There is a moment in the documentary "Including Samuel" in which grade-schooler Isaiah Habib playfully rough-houses with his little brother, rolling over young Samuel, who has cerebral palsy.

The boys' father, Daniel Habib, witnesses the entire incident. But rather than separate the siblings, he films them, letting boys be boys -- even if one of his sons spends much of his time in a wheelchair.

Samuel slurs his words, but his beaming smile says everything.

And so does the title of this 55-minute documentary, which will be shown for free at the Best Buy corporate auditorium in Richfield, on the evening of Jan. 9.

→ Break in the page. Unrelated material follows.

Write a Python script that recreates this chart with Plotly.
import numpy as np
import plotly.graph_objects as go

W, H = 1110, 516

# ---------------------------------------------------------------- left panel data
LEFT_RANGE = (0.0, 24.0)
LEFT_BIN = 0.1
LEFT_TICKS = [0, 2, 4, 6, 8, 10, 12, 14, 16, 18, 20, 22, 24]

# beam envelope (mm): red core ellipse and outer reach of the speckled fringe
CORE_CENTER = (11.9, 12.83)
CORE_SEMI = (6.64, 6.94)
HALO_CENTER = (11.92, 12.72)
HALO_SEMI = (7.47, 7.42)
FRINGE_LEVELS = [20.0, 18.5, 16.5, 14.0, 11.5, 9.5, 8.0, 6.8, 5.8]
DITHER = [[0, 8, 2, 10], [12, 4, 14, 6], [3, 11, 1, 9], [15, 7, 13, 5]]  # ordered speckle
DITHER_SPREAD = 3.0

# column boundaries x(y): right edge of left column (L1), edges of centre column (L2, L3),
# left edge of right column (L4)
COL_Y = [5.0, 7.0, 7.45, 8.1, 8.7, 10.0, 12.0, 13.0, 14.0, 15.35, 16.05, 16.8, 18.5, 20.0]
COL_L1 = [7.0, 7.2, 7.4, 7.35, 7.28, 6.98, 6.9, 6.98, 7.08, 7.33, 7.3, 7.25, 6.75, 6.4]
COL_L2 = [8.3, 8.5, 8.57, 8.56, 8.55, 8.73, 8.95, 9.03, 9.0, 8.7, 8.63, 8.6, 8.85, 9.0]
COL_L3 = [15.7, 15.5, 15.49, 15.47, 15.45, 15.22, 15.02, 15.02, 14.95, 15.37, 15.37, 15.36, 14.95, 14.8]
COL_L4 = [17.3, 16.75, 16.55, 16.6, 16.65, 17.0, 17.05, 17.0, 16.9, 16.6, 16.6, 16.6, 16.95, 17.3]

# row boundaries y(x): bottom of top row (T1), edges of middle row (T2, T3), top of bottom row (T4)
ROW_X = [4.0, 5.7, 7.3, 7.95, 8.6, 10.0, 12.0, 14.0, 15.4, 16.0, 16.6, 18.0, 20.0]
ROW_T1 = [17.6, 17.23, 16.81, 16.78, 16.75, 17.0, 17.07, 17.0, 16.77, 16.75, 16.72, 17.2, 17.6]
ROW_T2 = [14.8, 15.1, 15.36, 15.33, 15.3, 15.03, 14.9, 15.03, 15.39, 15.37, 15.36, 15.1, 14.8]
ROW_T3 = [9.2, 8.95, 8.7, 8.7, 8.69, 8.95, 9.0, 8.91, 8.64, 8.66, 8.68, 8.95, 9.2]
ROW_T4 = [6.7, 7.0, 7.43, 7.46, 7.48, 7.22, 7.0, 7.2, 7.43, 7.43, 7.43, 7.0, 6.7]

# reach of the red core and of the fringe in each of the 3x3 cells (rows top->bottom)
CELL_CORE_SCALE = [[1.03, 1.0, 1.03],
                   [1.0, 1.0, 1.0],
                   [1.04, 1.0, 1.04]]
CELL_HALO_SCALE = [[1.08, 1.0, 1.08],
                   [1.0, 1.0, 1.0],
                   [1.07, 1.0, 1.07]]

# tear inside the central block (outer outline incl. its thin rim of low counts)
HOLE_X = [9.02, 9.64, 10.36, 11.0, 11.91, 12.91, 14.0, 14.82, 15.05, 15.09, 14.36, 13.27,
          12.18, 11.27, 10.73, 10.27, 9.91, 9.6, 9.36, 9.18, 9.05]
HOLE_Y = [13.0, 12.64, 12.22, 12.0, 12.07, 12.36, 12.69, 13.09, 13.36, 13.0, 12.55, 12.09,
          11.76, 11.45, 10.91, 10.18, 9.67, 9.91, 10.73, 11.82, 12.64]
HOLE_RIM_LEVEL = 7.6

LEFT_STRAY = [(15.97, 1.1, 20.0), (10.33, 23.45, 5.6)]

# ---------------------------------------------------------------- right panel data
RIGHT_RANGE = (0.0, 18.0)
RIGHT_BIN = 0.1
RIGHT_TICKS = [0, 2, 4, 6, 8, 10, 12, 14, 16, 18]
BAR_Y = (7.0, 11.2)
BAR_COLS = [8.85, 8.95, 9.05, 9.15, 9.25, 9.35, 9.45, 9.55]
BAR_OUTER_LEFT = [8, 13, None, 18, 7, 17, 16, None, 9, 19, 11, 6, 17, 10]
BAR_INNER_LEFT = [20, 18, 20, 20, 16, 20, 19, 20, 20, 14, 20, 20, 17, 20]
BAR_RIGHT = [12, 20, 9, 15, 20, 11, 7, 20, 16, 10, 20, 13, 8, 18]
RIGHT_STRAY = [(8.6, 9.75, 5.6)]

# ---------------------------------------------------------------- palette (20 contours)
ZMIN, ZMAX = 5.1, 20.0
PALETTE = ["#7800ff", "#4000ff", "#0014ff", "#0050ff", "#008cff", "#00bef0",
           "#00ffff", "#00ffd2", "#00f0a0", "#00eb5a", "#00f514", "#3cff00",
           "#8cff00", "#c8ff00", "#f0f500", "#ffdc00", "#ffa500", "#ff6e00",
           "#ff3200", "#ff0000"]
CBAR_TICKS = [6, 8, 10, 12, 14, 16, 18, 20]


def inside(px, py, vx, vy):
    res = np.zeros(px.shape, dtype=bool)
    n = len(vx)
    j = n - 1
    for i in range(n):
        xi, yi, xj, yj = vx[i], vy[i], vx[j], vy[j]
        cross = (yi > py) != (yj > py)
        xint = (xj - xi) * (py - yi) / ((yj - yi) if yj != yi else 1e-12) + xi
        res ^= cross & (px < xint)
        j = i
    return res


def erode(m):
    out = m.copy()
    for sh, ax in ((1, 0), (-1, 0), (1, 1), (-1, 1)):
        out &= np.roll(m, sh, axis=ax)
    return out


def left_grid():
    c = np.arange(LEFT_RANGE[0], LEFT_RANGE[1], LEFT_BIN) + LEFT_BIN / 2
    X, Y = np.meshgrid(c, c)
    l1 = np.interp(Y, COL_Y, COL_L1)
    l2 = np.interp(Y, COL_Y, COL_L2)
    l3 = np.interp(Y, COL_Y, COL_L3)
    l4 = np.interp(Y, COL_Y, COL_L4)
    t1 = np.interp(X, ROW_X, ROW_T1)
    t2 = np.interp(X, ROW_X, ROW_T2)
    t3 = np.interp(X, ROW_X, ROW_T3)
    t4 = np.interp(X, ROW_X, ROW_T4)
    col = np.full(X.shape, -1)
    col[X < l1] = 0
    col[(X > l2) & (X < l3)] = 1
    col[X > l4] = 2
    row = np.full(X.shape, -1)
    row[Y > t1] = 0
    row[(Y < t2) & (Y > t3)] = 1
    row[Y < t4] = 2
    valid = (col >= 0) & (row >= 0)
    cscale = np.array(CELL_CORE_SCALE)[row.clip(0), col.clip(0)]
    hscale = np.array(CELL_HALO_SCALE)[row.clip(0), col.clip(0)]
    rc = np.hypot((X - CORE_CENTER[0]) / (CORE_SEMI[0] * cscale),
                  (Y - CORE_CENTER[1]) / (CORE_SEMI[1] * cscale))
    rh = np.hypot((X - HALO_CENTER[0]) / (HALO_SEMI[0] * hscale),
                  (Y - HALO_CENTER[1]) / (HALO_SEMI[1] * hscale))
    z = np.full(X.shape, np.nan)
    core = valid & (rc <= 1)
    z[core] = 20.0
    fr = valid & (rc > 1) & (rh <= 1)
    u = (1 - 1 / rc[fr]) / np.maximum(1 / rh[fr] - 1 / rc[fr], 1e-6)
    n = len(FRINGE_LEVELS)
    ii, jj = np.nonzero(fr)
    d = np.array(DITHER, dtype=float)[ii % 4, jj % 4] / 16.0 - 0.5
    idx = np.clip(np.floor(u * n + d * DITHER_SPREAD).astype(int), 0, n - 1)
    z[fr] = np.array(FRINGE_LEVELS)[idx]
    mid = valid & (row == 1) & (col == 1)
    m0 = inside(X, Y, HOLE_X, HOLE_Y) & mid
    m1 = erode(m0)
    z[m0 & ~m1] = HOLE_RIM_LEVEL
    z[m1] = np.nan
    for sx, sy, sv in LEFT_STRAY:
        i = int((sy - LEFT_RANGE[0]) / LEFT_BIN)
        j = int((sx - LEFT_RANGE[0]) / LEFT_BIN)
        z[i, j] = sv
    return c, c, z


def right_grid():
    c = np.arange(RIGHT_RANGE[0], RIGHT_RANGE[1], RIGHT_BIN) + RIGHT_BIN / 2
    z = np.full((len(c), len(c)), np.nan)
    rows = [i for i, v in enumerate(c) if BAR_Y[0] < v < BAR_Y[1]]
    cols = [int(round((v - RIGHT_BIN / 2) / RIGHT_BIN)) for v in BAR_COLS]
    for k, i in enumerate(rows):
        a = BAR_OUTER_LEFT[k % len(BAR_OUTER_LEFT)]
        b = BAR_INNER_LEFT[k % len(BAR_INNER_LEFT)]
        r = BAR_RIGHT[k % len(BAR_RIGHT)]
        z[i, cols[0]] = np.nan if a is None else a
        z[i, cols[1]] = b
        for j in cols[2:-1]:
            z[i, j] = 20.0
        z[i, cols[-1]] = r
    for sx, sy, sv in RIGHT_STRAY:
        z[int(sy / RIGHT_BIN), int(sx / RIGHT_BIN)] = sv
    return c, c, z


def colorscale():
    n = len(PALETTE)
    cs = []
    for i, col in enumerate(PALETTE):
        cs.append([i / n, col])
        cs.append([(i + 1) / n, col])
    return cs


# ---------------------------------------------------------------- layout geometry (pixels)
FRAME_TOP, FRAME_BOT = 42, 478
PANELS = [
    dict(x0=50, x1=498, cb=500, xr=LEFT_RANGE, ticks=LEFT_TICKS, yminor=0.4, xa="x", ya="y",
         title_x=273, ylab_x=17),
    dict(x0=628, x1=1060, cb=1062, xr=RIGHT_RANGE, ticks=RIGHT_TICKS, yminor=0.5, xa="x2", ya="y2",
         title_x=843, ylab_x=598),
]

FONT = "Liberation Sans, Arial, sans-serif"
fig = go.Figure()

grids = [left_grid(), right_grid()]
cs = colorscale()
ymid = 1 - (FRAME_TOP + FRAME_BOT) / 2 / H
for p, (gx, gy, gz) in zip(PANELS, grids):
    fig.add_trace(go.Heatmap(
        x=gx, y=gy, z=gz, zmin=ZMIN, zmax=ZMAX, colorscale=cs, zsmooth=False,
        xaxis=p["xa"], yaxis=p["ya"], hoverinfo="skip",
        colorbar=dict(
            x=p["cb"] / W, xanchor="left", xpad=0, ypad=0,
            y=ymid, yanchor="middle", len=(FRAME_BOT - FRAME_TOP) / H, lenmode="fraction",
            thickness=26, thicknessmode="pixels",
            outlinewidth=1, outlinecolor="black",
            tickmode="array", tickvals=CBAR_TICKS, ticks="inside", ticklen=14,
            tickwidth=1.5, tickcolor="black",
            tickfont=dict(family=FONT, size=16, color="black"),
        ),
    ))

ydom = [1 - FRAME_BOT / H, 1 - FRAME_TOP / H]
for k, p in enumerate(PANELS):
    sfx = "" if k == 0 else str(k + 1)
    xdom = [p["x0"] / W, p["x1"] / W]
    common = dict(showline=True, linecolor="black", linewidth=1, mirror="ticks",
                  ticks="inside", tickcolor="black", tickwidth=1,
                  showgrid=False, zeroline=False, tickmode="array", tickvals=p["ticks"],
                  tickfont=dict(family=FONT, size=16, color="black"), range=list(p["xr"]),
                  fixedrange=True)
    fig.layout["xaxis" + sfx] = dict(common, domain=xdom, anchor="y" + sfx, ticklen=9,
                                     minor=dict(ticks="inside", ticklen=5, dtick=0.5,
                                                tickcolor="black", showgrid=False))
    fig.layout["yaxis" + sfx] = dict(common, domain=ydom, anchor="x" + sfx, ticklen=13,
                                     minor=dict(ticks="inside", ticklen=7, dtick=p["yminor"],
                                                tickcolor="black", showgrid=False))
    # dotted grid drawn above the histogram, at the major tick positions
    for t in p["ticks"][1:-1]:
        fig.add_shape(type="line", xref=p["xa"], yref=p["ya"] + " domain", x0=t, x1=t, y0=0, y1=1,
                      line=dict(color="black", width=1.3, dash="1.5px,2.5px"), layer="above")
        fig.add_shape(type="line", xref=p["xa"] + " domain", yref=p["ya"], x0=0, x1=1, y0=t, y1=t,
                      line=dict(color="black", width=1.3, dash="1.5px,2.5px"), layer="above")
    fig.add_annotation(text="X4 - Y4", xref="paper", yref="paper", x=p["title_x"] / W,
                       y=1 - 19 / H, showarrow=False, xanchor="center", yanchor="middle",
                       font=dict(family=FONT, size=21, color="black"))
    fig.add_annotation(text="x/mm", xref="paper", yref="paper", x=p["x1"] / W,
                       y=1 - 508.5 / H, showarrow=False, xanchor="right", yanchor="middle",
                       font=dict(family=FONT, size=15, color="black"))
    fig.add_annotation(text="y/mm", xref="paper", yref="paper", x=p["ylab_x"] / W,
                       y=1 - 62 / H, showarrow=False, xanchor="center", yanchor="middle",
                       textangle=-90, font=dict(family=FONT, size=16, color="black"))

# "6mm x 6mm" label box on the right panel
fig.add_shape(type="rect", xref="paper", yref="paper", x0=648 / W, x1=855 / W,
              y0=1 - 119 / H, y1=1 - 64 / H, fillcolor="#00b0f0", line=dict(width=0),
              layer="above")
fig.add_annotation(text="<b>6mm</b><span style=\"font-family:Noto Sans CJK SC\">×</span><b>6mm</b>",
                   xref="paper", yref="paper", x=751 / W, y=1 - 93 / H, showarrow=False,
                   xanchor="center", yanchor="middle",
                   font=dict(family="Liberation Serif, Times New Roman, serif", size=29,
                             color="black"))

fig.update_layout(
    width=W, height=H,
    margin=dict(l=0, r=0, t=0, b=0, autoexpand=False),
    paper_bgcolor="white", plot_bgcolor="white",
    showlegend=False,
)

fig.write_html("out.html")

Daniel Habib, an award-winning photojournalist, and disability rights activist Keith Jones will present "Including Samuel" and lead a discussion about the benefits and challenges of including children with disabilities in typical schools and classrooms. Then on Jan. 10, Habib and Jones will lead a daylong training session for 300 staff members of the Anoka-Hennepin School District.

"There's a phrase, 'the dignity of risk,'" Daniel Habib said from Concord, N.H., where he is a filmmaker-in-residence at the Institute on Disability at the University of New Hampshire.

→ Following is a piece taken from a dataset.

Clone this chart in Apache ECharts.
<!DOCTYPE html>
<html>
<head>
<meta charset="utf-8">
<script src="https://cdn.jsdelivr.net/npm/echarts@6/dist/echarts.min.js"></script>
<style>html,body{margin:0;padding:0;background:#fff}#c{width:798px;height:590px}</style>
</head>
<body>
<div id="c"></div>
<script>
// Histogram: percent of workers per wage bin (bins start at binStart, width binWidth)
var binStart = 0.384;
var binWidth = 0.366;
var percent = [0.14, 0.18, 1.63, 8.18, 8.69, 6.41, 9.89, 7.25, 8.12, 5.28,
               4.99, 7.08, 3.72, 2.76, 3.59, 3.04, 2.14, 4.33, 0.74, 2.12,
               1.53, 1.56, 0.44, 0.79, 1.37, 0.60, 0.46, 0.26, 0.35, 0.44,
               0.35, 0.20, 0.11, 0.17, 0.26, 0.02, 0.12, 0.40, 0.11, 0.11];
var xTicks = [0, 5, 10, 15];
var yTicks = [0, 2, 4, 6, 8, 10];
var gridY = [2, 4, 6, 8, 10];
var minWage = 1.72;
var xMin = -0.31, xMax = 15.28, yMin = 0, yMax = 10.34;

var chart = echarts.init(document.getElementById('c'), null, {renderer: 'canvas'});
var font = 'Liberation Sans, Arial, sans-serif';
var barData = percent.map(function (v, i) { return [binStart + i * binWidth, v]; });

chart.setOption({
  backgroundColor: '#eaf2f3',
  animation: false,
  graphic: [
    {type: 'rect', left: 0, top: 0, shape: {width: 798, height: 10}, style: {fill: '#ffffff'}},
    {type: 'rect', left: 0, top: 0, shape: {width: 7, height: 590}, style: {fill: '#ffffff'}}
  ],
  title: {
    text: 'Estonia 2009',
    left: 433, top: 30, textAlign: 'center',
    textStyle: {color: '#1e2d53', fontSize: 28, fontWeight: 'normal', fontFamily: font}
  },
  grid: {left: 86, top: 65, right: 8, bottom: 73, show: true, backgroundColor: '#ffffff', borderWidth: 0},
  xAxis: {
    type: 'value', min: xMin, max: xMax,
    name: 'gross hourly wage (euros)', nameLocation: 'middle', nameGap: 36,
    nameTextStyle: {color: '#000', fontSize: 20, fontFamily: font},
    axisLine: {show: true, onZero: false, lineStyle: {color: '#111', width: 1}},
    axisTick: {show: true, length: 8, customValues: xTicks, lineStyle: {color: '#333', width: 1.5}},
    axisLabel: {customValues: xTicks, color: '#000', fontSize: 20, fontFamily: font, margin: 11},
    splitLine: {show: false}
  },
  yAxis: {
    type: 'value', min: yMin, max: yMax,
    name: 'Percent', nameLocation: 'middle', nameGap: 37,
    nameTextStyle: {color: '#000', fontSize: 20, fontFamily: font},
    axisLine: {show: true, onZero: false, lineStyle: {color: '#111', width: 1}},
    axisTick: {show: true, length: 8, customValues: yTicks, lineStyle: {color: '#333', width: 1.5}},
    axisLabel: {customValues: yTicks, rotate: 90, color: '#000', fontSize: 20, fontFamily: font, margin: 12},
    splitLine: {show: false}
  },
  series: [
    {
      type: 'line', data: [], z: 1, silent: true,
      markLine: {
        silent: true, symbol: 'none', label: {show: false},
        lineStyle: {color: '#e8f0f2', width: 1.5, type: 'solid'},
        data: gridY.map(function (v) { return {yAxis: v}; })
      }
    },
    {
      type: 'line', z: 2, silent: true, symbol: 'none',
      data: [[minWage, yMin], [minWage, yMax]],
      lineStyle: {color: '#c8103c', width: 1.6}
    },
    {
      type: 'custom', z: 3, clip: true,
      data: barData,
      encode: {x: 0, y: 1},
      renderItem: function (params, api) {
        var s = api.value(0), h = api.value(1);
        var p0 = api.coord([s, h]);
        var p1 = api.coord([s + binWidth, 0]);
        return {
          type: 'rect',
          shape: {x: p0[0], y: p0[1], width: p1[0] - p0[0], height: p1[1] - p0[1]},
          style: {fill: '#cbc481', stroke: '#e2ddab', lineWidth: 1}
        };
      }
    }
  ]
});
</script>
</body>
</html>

"Do we let Samuel have the experiences peers have?"

'Something's wrong'

The questions were very different when Samuel, now 8, was 7 months old. Habib and his wife, Betsy McNamara, were "at a place where something's wrong, something really bad, something serious" with their infant son.

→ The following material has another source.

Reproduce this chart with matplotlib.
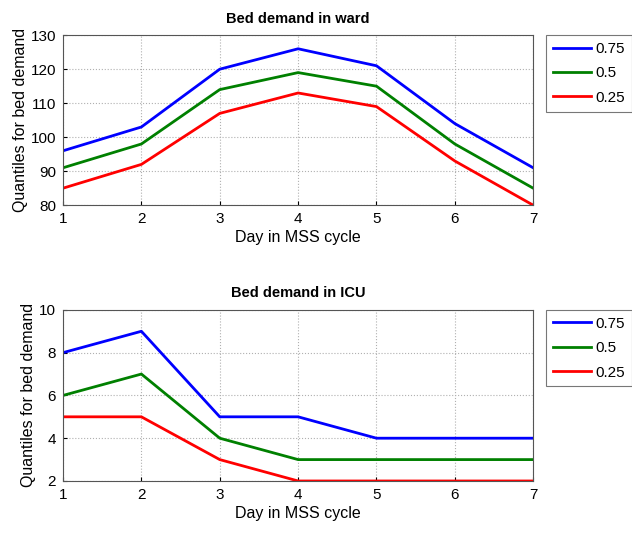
import matplotlib
matplotlib.use("Agg")
import matplotlib.pyplot as plt

plt.rcParams["font.family"] = ["Liberation Sans", "DejaVu Sans"]
plt.rcParams["font.size"] = 9

days = [1, 2, 3, 4, 5, 6, 7]
quantiles = ["0.75", "0.5", "0.25"]
colors = ["#0000ff", "#008000", "#ff0000"]

ward_75 = [96, 103, 120, 126, 121, 104, 91]
ward_50 = [91, 98, 114, 119, 115, 98, 85]
ward_25 = [85, 92, 107, 113, 109, 93, 80]

icu_75 = [8, 9, 5, 5, 4, 4, 4]
icu_50 = [6, 7, 4, 3, 3, 3, 3]
icu_25 = [5, 5, 3, 2, 2, 2, 2]

fig = plt.figure(figsize=(6.32, 5.33), dpi=100)
ax1 = fig.add_axes([0.0997, 0.615, 0.744, 0.319])
ax2 = fig.add_axes([0.0997, 0.0976, 0.744, 0.321])


def draw(ax, series, title, ylim, yticks):
    for vals, c, q in zip(series, colors, quantiles):
        ax.plot(days, vals, color=c, lw=2, label=q)
    ax.set_xlim(1, 7)
    ax.set_ylim(*ylim)
    ax.set_xticks(days)
    ax.set_yticks(yticks)
    ax.grid(True, linestyle=":", color="#b0b0b0", lw=0.8)
    ax.set_title(title, fontsize=10.5, fontweight="bold", pad=9)
    ax.set_xlabel("Day in MSS cycle", fontsize=11.5, labelpad=3)
    ax.set_ylabel("Quantiles for bed demand", fontsize=11.5, labelpad=2)
    ax.tick_params(labelsize=11, direction="in", length=3, pad=5)
    for s in ax.spines.values():
        s.set_color("#555555")
        s.set_linewidth(0.8)
    leg = ax.legend(loc="upper left", bbox_to_anchor=(1.028, 1.0), fontsize=11,
                    frameon=True, fancybox=False, edgecolor="#555555",
                    handlelength=2.5, handletextpad=0.25, borderpad=0.45,
                    labelspacing=0.68, borderaxespad=0)
    leg.get_frame().set_linewidth(0.8)


draw(ax1, [ward_75, ward_50, ward_25], "Bed demand in ward", (80, 130),
     range(80, 131, 10))
draw(ax2, [icu_75, icu_50, icu_25], "Bed demand in ICU", (2, 10),
     range(2, 11, 2))

fig.savefig("out.png", dpi=100)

Samuel wasn't rolling over, wasn't sitting up, wasn't doing many of the things that older brother Isaiah had done four years before, at the same age, Habib said. The odyssey had begun -- not Samuel's journey, but his parents' journey as well. If "Including Samuel" is about growing up, it is as much about parents' strides as it is about a child's progress.

Samuel's parents bounced around, from neurologist to neurologist. One offered a number of diagnoses, including disorders, most completely foreign to the Habibs. Daniel researched one on the Internet and was stopped cold by the word "fatal."

"It turns out this neurologist didn't know what was wrong with Samuel, but all that mattered at the time was keeping Samuel alive," Habib said. "I can handle anything short of that."

At one point, after Samuel was given the diagnosis of cerebral palsy, his mother wondered: How he could play kickball if he couldn't run? How could he go to college if he couldn't hold a pencil?

Keeping up

Cerebral palsy is caused by abnormalities in parts of the brain that control muscle movement. It's genetic, but Habib says that he and his wife "beat ourselves up" wondering if they did something wrong to create a disability that can't be cured, but can be treated to help children overcome developmental disabilities.

Eventually Habib and his wife reached this revelation: "Our family can have an incredible life as long as society keeps up with Samuel."

In 1989, Habib was a new staff photographer with the Concord Monitor. He worked on a story about a 6-year-old boy with cerebral palsy who was a student at the Beaver Meadow Elementary School there. Among the school's missions was mainstreaming kids with disabilities in regular classrooms.

"It seemed like the right thing," Habib recalled.

And now that cerebral palsy had entered his family's lives, it seemed like the only thing.

Habib, like other parents who suddenly veer down unexpected paths and into unchartered waters, wondered: "Am I doing the right thing for my kids? Do I keep them in typical school settings?

"We want Samuel to be completely accepted by our community. How can he possibly feel that way if he's not part of school?"

Overcoming prejudice

So when Samuel, a third-grader, expressed interest in karate, his parents supported him -- being turned away from three karate studios before one welcomed him.

Through the rejections, fears and questions that a viewer shares in watching this beautiful documentary, there is Samuel's intoxicating smile. That smile may not melt away every bias that hovers over people with disabilities, but it constantly presents the "aha" moment that defines Habib's documentary.

"I hope after people watch this, they'll think, 'I never knew disabled people could lead such full lives,'" Habib said. "Or maybe they'll think, 'I didn't realize inclusion could mean so much.'

"I hope people get to know the Samuel I know, the Samuel my family knows. Get to know people beyond their disability."

But first you have to get beyond that killer smile.